Uganda’s electricity regulator is prone to hailing the energy generation mix. Simply put, the generation mix includes the availability of different sources of power such as hydro energy, thermal, solar and wind among others, to ensure power reliability.
But Uganda currently has no geothermal power. Power that is said to be cheaper than most of the country’s sources. Investors interested come and go without doing much.
In fact, government is looking for a development partner to aid its development costs to boost production.
“We are looking for a development partner to support us with the development costs,” Ms Ziria Tibalwa, chief executive officer Electricity Regulatory Authority (ERA) says.
Development costs, she says, involve exploration and drilling which do not come cheap.
Five years back, seven companies received licences to explore geothermal energy.

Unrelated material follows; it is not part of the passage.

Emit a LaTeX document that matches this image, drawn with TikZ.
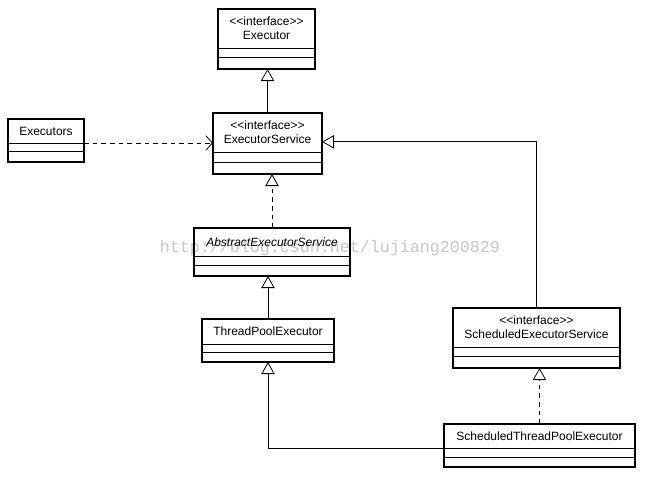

This figure has dropped to only three.
Currently, Gids Consult Limited holds the licence to Buranga in Bundibugyo which is currently drilling while Ihimbo in Rukungiri is held by Moto geothermal project Limited at the surface exploration stage.
Panyigoro sits with Bantu Energy Uganda Limited which has only started with the surface exploration.
While studies put the cost of geothermal power between 5 and 10 cents, which is cheaper than solar and some hydro plants, Mr Godfrey Bahati, commissioner Geothermal resources department, directorate of geology survey and mines, says the cost depends on different factors.
“If the area is hilly, you definitely have a higher price because you have to build escarpments, roads, while if the land is flat, it is easier hence cheaper,” he explains.
He added that the behaviour of the resource underground also matters.
Uganda has 24 sites with potential to produce about 1,500 megawatts of geothermal energy.
The Rift Valley of East Africa and western coast of South America are named as the greatest untapped sources of geothermal energy.
Studies have been undertaken in different areas. Bundibugyo, Kibiro, Panyimur and Buranga among others bear exploration potential.
However, no fruition has been seen for decades in this sphere.
In such times where climate and the ecosystem are high on the watch list, geothermal – a very clean source of energy – is key.
However, generation of this power is not as affordable as it is to the environment.
Minister of Energy and Mineral development Irene Muloni explained that geothermal energy is good renewable energy but government will always go in for the cheapest alternative.
“Hydro power,” she said.
Worries surrounding generation of geothermal power stem from the geological risk associated with exploration.
“The worry is I will inject so much and supposing I find little steam?” she pondered.
She is reiterated by Uganda Investment Authority whose interactions with investors has revealed that capital and development costs required to produce geothermal are huge.
Investors are also keen on government’s commitment to build infrastructure required to evacuate the power for use.
“Accessing funding for investment in this is not easy, once the required infrastructure is in place, I want to believe it would be cheaper,” Ms Sheila Karungi, UIA director investment promotion and business development said.
Daily Monitor’s sister paper, Business Daily last year reported that Kenya was ranked ninth globally in geothermal power generating capacity and number one in Africa with 700MW.
The East African country came after some countries such as the United States and Philippines with 2500MW and 1,900MW respectively.
According to Mr Bahati, the onus is on government to carry out feasibility studies and exploration to attract private sector development.
Once areas with geothermal energy capacity are mapped out, he says it will be easier to attract investment in this sphere.
How Geothermal energy is created
Geothermal energy is energy produced or generated using the heat or steam from the earth’s surface.
According to a study from National Association of Professional Environmentalists (NAPE), geothermal energy is produced from the earth’s inner core, where temperatures can heat up to 4,245 degrees.
A high enough temperature heats up mantle tock to form magma which also heats up other rocks, eventually generating water.
When the water finds its way to the earth’s surface, it forms hot springs or geysers.